Hay lugares y circunstancias donde y cuando la mente,
inevitablemente, se pone a discurrir en razonamientos y a evocar recuerdos.
Lugares y circunstancias, digo, que hacen al ser humano, a cualquier ser
humano, caer gravitatoriamente en recuerdos y razonamientos. Por ejemplo,
cuando se es pasajero de colectivo o de tren. Situación que obliga a no
hacer nada más que esperar y mirar por la ventanilla. Situación que le otorga a
uno esa disponibilidad amable para irse por las ramas y vagar de recuerdo en
recuerdo, de razón en razón, si no se tiene teléfono celular o un libro en la
mano.
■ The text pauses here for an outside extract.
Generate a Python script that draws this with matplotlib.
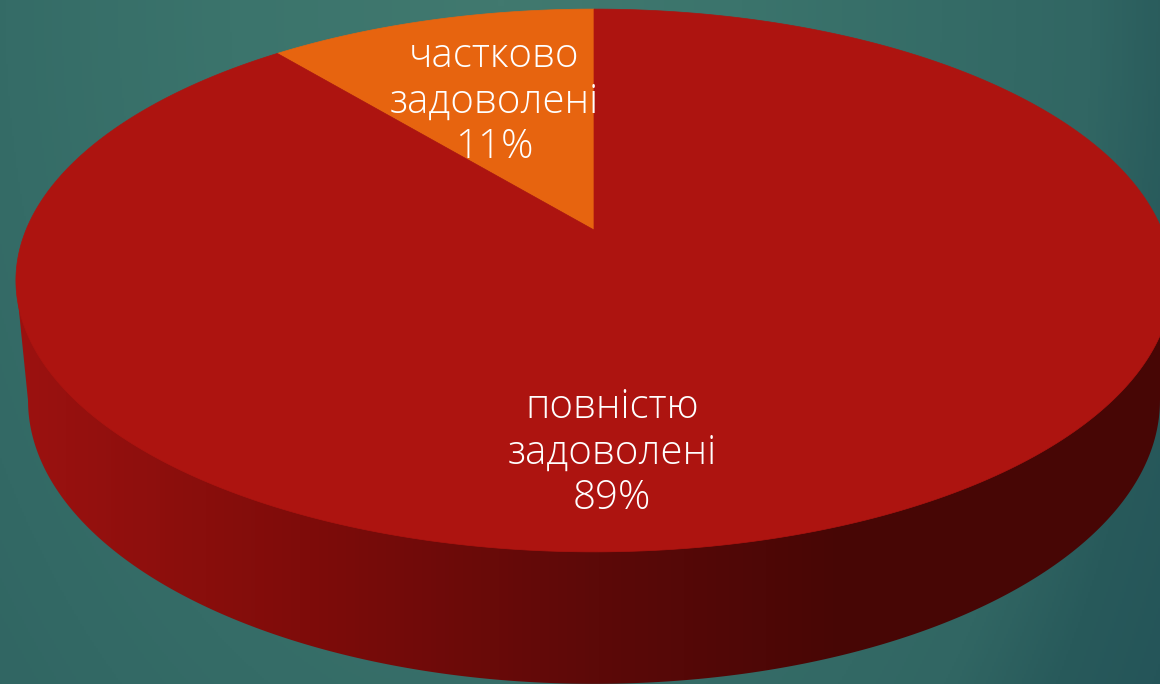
import numpy as np
import matplotlib
matplotlib.use("Agg")
import matplotlib.pyplot as plt
from matplotlib.patches import Polygon
from matplotlib.colors import LinearSegmentedColormap

# Data
categories = ["частково\nзадоволені", "повністю\nзадоволені"]
values = [11, 89]
slice_colors = ["#E7640F", "#AD1410"]

W, H = 1160, 684
fig = plt.figure(figsize=(W / 100, H / 100), dpi=100)
ax = fig.add_axes([0, 0, 1, 1])

# Background: soft radial teal gradient, lighter at top centre
yy, xx = np.mgrid[0:H:2, 0:W:2]
rx = np.where(xx < 500, 900.0, 800.0)
d = np.sqrt(((xx - 500) / rx) ** 2 + (yy / 1400.0) ** 2)
bg = LinearSegmentedColormap.from_list(
    "bg",
    [(0.0, "#41796F"), (0.3, "#3B746C"), (0.55, "#356C67"), (0.74, "#316663"),
     (0.85, "#285A5B"), (0.95, "#255559"), (1.0, "#235258")],
)
ax.imshow(np.clip(d, 0, 1), cmap=bg, vmin=0, vmax=1, extent=(0, W, H, 0), aspect="auto", zorder=0)

# Perspective pie projection
CX, APEX_Y = 594.0, 230.0
K, A, B = 0.186, 262.0, 568.0


def project(theta):
    """Clockwise angle from 12 o'clock on the pie -> pixels on the top face."""
    u, v = np.sin(theta), np.cos(theta)
    s = 1 + K * v
    return CX + B * u / s, APEX_Y - A * v / s


def lower(x, y):
    return CX + 0.979 * (x - CX), 400 + 1.044 * (y - 280)


# Side wall: silhouette from the top rim's extremes down around the lower rim
t = np.linspace(0, 2 * np.pi, 1441)
tx, ty = project(t)
bx, by = lower(tx, ty)
il, ir = np.argmin(tx), np.argmax(tx)
jl, jr = np.argmin(bx), np.argmax(bx)
side = np.vstack([
    [tx[ir], ty[ir]],
    np.column_stack([bx[jr:jl + 1], by[jr:jl + 1]]),
    [tx[il], ty[il]],
])
side_cmap = LinearSegmentedColormap.from_list(
    "side",
    [(0.0, "#9C1210"), (0.246, "#7F0C0A"), (0.505, "#5C0908"), (0.72, "#470605"), (1.0, "#470605")],
)
grad = np.linspace(0, 1, 256).reshape(1, -1)
im = ax.imshow(grad, cmap=side_cmap, extent=(16, 1172, H + 20, 0), aspect="auto", zorder=1)
clip = Polygon(side, closed=True, transform=ax.transData, fc="none", ec="none")
ax.add_patch(clip)
im.set_clip_path(clip)
ax.set_xlim(0, W)
ax.set_ylim(H, 0)
ax.axis("off")

# Top face, slices derived from values
fracs = np.array(values, dtype=float) / sum(values)
start = -2 * np.pi * fracs[0]
for frac, col in zip(fracs, slice_colors):
    a = np.linspace(start, start + 2 * np.pi * frac, 400)
    px, py = project(a)
    pts = np.column_stack([np.r_[CX, px], np.r_[APEX_Y, py]])
    ax.add_patch(Polygon(pts, closed=True, fc=col, ec=col, lw=0.5, zorder=2))
    start += 2 * np.pi * frac

# Labels
FONT = ["Open Sans", "DejaVu Sans"]
label_pos = [(494, 102), (612, 453)]
for cat, val, (lx, ly) in zip(categories, values, label_pos):
    ax.text(lx, ly, f"{cat}\n{val}%", color="white", ha="center", va="center",
            fontsize=29, family=FONT, fontweight="light", linespacing=1.14, zorder=3,
            multialignment="center")

fig.savefig("out.png", dpi=100)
La obstinación de un tiempo muerto, que es el tiempo de espera, que es el
tiempo de viaje, se presenta, sin embargo, como inóculo de una riqueza mental
que antecede a la conformación o, en varias ocasiones, al cambio de la
cosmovisión subjetiva y, más tarde, de la propia conducta. Un recuerdo, o la
sucesión de varios recuerdos de manera caótica, no es otra cosa que una
construcción subjetiva de la propia historia que será sucedida por un orden
posterior y objetivo por parte del mismo sujeto y, luego de un determinado
tiempo, será también, a fuerza de experiencia y de reiterados viajes de aquí
para allá o de allá para aquí, inóculo de una ideología de la cual no puede
escaparse. Equivocado o no, todo esto es producto de un viaje, de una espera
que debo cumplir para llegar a Cabildo y Juramento, arriba de un colectivo de
la línea sesenta, y sorprendentemente, inóculo de futuras disquisiciones.